Here’s today’s series of local stories:
REMEMBERING EFRAÍN — An internal ICE investigation found that medical and security staff at Georgia’s Stewart Detention Center violated numerous agency rules when dealing with a detainee with mental illness in 2018, José Olivares reports for The Intercept. Efraín Romero de la Rosa, who had been diagnosed with schizophrenia before being detained, took his own life after 21 days in solitary confinement that summer. ICE’s External Reviews and Analysis Unit "found that staff had falsified documents; improperly dealt with Romero’s medication; neglected to follow proper procedures for his care; and improperly placed him in disciplinary solitary confinement — despite multiple warnings of Romero’s declining mental health."
UNACCOMPANIED IN COURT — There is currently no plan for providing legal counsel to unaccompanied migrant children in U.S.

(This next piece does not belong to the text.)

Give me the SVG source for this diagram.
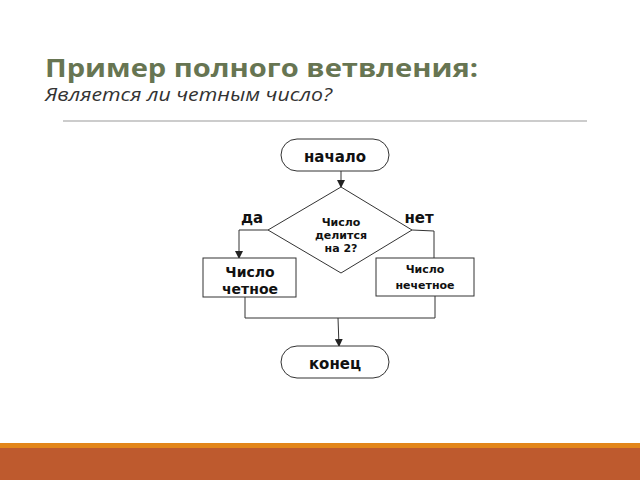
<svg xmlns="http://www.w3.org/2000/svg" width="640" height="480" viewBox="0 0 640 480">
<defs>
<marker id="ar" markerWidth="8" markerHeight="8" refX="7" refY="4" orient="auto" markerUnits="userSpaceOnUse"><path d="M0,0 L8,4 L0,8 z" fill="#222"/></marker>
<style>
.s{fill:#fff;stroke:#333;stroke-width:1}
.c{fill:none;stroke:#333;stroke-width:1}
.t{font-family:"DejaVu Sans",sans-serif;font-weight:bold;fill:#111;text-anchor:middle}
</style>
</defs>
<rect width="640" height="480" fill="#fff"/>
<text x="45" y="77" font-family="'Open Sans','DejaVu Sans',sans-serif" font-weight="bold" font-size="25" fill="#677552" textLength="433" lengthAdjust="spacingAndGlyphs">Пример полного ветвления:</text>
<text x="45" y="101" font-family="'Open Sans','DejaVu Sans',sans-serif" font-style="italic" font-size="18" fill="#333" textLength="287" lengthAdjust="spacingAndGlyphs">Является ли четным число?</text>
<line x1="63" y1="121" x2="587" y2="121" stroke="#bbb" stroke-width="1.5"/>
<rect x="0" y="443" width="640" height="5" fill="#E3861A"/>
<rect x="0" y="448" width="640" height="32" fill="#BE5A2E"/>
<g id="connectors">
<path class="c" d="M341,171 L341,187" marker-end="url(#ar)"/>
<path class="c" d="M268,230 L239,230 L239,258" marker-end="url(#ar)"/>
<path class="c" d="M412,230 L434,231 L434,258"/>
<path class="c" d="M245,297 L245,318 L435,318 L435,296"/>
<path class="c" d="M338,318 L339,346" marker-end="url(#ar)"/>
</g>
<g id="start"><rect class="s" x="281" y="139" width="108" height="32" rx="16"/><text class="t" x="335" y="162" font-size="15">начало</text></g>
<g id="decision"><polygon class="s" points="341,187 412,230 341,273 268,230"/>
<text class="t" x="341" y="226" font-size="11">Число</text><text class="t" x="341" y="239" font-size="11">делится</text><text class="t" x="341" y="252" font-size="11">на 2?</text></g>
<g id="even"><rect class="s" x="203" y="258" width="93" height="39"/><text class="t" x="250" y="277" font-size="14">Число</text><text class="t" x="250" y="294" font-size="14">четное</text></g>
<g id="odd"><rect class="s" x="376" y="258" width="98" height="38"/><text class="t" x="425" y="273" font-size="11">Число</text><text class="t" x="425" y="289" font-size="11">нечетное</text></g>
<g id="end"><rect class="s" x="281" y="346" width="108" height="32" rx="16"/><text class="t" x="335" y="369" font-size="15">конец</text></g>
<text class="t" x="252" y="223" font-size="15">да</text>
<text class="t" x="419" y="223" font-size="15">нет</text>
</svg>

immigration courts — and that’s a problem, writes Sarah Burr, a former assistant chief immigration judge in New York and Immigrant Justice Corps board member, in an op-ed for The Hill. "How does a child, already
intimidated and confused by the courtroom setting, understand the nature of the court proceedings and the charges against them? How can a child understand the complexities of immigration law, their burden of proof, and possible defenses against deportation? The short answer is they cannot." Despite the Biden administration’s Counsel for Children Initiative and nonprofit organizations’ efforts to hire and train immigration attorneys to represent minors, Burr writes, more needs to be done to ensure children are not alone in courts.